Monday, December 29, 2008

Just before Adegoroye's crucifixion

THE Guardian (December 21, 2009) contained a story which claimed that the presidency has disowned a speech which was delivered by Dr. Goke Adegoroye, the permanent secretary in the Federal Ministry of Education. Dr. Adegoroye had gone to deliver the speech at the behest of the minister of state in the ministry who was to have represented the president at the occasion of the convocation of the Obafemi Awolowo University in Ile-Ife. Some problems had been mentioned in relation to protocol which would be unhelpful to focus on now so as not to distract from the importance of the message in Adegoroye's speech.

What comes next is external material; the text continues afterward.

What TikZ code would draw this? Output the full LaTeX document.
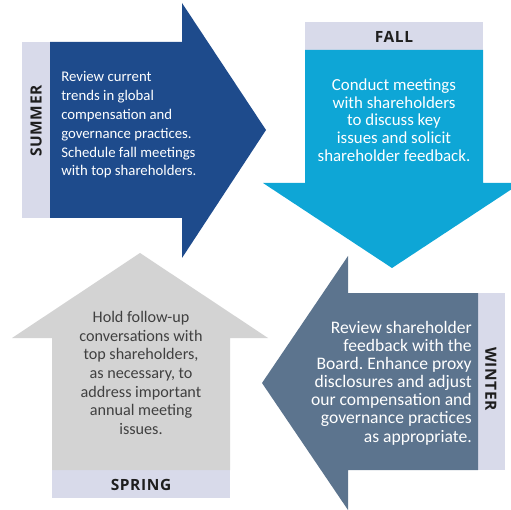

The purported speech by the president was said to have lambasted university dons and accused them of corruption which in consequence has eroded the quality of university education in recent times. Assuming for a moment that it was true that the message was unauthorised in that it was not endorsed by the presidency but can it be said to be a reflection of the prevalent situation in our universities?

Permit me to state that Dr. Adegoroye must have been around in the civil service for a while and must be at home with procedure for clearance of presidential speeches or of the speeches of their other excellencies. Secondly, he must have some glimpses of the ways the president's mind works and must have been inspired by the president's anti-corruption zeal and had thus, though, wrongly this time, come to the conclusion that the president wont spare the university dons were he to make the Ife trip. Of course, there are others in the university who are as guilty as the dons.

I would like to highlight some frightening implications of the presidency's reported attempt to emasculate, intimidate and crucify Adegoroye over the Ife speech which was said to have been well received and elegantly delivered. First, can it be assumed that the university is not a reflection of the larger society in which it is constituted? Should the society be an ethical island in Nigeria's sea of decay and scoundrels? Should the university only be for saints that the lecturers are not? The world over, the university is known not to have risen substantially above its society except in research and the fitness of mind, and only in rare cases. It is impossible to think of the ills and moral lapses of the larger society that have not been reproduced and sometimes perfected with some intellectual and intimidating touch in the ivory tower. Really, how many universities and their chief executives can deny instances of sex or bribe for marks (quid pro quo) and of lecturers who indulge in absenteeism, of undue interferences in promotion cases, of intellectual fatherism whereby known lay-about lecturers are shielded from the university rules? Are there not university leaders who are aware of the presence of these impostors and still tolerate them for their nuisance value of being able to embarrass the perceived enemies of the university chief executives?

Can the university honestly deny that there are heads who divert funds or promotion cases that had attracted controversies in that the due process was not followed? I have been around the university for close to three decades and l know that not many of us can cast the first stone. Some of us indeed live in a glass house. Secondly, even, if only some of the above posers cannot be falsified, then should the university be unduly celebrated and treated as an island in the midst of decay? Adegoroye should not be prosecuted for being an alarmist. The truth is that the university in Nigeria is sick.

Supposing some optimists would rather excuse it on other grounds but, not on cases of sex or bribe for marks, this alone, as it relates to the core essence of a university - the enthronement of merit - is more than enough to sound the system's death knell and for which it must be lambasted. Thirdly, there is a danger in not being self-critical in that it would encourage complacency, and a life of uncritical reflection is not worth much. The impression must not be given by the presidency that all is well with our universities.

By these statements, it must not be inferred that the holocaust is total. There are honest and committed scholars who respect the rights of students and those who defer to logic and dissent. The truth is that these are an endangered species and their population is thinning out. There is proliferation of impostors, those who are really incapable of adding value to scholarship. The system is not sufficiently self-cleansing and this is what makes the alert sounded by Adegoroye to be appropriate.

The university is expected to produce future leaders in sectors of the modern world and the lecturers should inspire their students as role models. But if it is too busy in the pursuit of mundane things, then it is ham-strunged to so lead. It has so patently cultivated the habits of the town and in fact of the worst dwellers of the town.